→ **YOUR TASK**
In the records below, find the line with "Generate a Python" and the line with "import matplotlib.pyplot as plt"; return exactly those lines and every line between them.

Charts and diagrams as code
## start
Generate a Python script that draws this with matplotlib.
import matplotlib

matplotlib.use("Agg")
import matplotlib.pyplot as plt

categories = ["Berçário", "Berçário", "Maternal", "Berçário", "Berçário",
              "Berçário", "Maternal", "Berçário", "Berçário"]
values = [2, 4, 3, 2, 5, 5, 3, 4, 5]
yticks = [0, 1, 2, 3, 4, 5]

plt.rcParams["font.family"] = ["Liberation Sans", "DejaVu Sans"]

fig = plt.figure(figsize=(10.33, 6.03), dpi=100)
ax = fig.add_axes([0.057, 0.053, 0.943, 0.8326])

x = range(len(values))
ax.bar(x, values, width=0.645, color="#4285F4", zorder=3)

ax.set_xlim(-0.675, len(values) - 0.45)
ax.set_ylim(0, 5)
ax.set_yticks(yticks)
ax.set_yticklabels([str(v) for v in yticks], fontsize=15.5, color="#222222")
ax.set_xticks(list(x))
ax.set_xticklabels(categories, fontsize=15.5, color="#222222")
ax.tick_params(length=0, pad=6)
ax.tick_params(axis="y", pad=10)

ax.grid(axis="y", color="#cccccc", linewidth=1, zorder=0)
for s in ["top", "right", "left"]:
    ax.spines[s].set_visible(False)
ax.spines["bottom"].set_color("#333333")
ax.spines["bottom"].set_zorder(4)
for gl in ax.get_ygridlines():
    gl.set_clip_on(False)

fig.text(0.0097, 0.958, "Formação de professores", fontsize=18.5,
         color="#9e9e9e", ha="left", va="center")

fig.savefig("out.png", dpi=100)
## end
## start
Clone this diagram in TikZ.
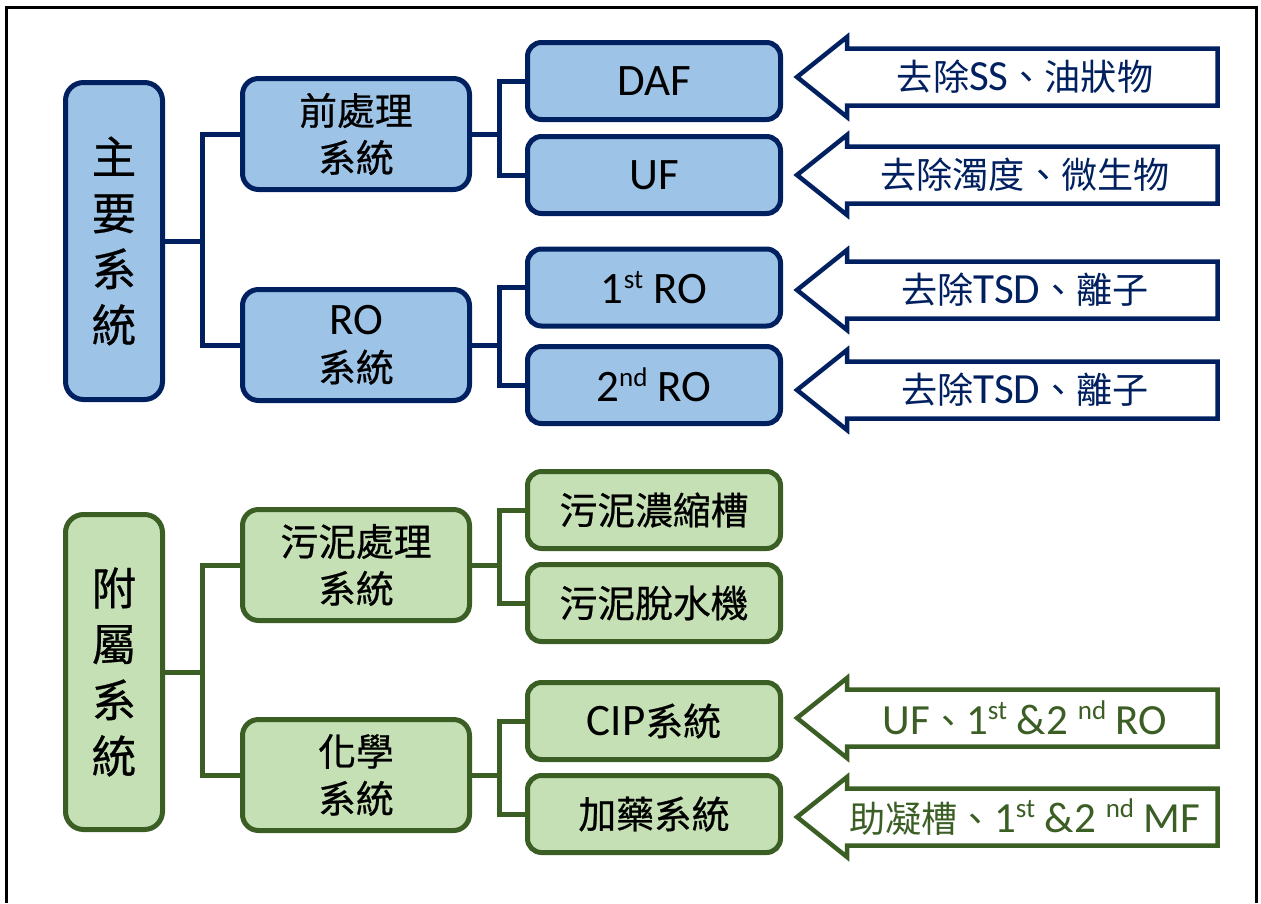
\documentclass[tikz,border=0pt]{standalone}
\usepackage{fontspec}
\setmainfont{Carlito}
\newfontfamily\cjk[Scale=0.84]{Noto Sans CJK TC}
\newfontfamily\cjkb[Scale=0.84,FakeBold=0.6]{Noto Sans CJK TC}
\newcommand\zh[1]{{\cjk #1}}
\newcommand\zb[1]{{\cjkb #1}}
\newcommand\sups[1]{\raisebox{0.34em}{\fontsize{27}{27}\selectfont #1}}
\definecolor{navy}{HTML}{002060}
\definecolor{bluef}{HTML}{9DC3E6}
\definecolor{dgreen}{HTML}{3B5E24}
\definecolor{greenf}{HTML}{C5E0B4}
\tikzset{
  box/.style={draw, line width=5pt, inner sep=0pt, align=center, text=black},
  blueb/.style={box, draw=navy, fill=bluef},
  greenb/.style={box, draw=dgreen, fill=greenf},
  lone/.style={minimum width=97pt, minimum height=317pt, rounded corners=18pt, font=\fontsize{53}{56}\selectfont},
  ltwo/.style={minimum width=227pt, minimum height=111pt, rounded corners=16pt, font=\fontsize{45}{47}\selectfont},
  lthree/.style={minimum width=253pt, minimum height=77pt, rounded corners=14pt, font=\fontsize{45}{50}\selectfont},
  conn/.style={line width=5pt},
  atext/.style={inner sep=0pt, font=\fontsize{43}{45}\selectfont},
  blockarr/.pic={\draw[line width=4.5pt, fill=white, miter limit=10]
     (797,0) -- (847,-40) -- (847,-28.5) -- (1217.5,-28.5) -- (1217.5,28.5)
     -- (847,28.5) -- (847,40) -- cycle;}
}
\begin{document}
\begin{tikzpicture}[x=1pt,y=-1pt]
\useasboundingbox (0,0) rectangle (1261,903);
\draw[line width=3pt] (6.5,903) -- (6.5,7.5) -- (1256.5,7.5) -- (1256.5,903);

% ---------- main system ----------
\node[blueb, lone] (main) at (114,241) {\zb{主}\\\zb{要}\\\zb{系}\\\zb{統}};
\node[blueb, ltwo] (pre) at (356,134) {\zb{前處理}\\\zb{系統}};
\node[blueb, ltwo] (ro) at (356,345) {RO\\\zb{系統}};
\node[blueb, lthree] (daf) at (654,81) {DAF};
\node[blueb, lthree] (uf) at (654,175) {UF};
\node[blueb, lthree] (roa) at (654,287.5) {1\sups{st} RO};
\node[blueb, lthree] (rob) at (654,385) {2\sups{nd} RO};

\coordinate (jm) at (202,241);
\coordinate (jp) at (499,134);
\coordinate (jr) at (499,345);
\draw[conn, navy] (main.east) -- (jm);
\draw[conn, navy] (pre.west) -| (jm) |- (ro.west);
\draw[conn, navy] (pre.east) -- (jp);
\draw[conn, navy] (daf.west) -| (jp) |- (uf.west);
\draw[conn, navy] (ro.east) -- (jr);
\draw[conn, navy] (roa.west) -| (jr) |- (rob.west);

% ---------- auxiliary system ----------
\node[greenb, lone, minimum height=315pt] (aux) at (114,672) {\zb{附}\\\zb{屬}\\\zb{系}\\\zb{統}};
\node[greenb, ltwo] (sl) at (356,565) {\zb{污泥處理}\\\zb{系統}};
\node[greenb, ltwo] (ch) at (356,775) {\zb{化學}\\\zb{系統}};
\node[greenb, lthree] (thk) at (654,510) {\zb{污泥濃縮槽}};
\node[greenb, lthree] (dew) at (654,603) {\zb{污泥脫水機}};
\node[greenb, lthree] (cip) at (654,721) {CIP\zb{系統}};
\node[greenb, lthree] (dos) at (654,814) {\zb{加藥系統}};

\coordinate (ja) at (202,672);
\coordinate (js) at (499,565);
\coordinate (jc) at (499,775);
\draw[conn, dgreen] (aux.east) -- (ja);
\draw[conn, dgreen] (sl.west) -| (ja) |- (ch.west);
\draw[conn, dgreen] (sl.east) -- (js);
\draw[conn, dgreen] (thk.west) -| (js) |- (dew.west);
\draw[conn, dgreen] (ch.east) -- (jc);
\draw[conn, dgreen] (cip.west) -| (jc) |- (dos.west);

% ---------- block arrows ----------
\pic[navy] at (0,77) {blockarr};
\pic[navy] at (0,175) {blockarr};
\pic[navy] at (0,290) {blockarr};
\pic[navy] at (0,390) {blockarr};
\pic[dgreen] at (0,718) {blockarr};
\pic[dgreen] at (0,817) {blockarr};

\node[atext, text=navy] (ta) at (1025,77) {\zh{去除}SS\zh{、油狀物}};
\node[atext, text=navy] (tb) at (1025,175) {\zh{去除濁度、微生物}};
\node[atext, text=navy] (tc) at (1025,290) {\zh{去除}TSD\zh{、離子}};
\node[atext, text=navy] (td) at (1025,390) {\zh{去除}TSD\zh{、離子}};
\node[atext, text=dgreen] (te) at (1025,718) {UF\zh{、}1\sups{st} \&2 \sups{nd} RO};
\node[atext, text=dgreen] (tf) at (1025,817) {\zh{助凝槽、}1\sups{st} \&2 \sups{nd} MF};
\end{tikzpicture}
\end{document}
## end
→ **WORKED ANSWER**
Generate a Python script that draws this with matplotlib.
import matplotlib

matplotlib.use("Agg")
import matplotlib.pyplot as plt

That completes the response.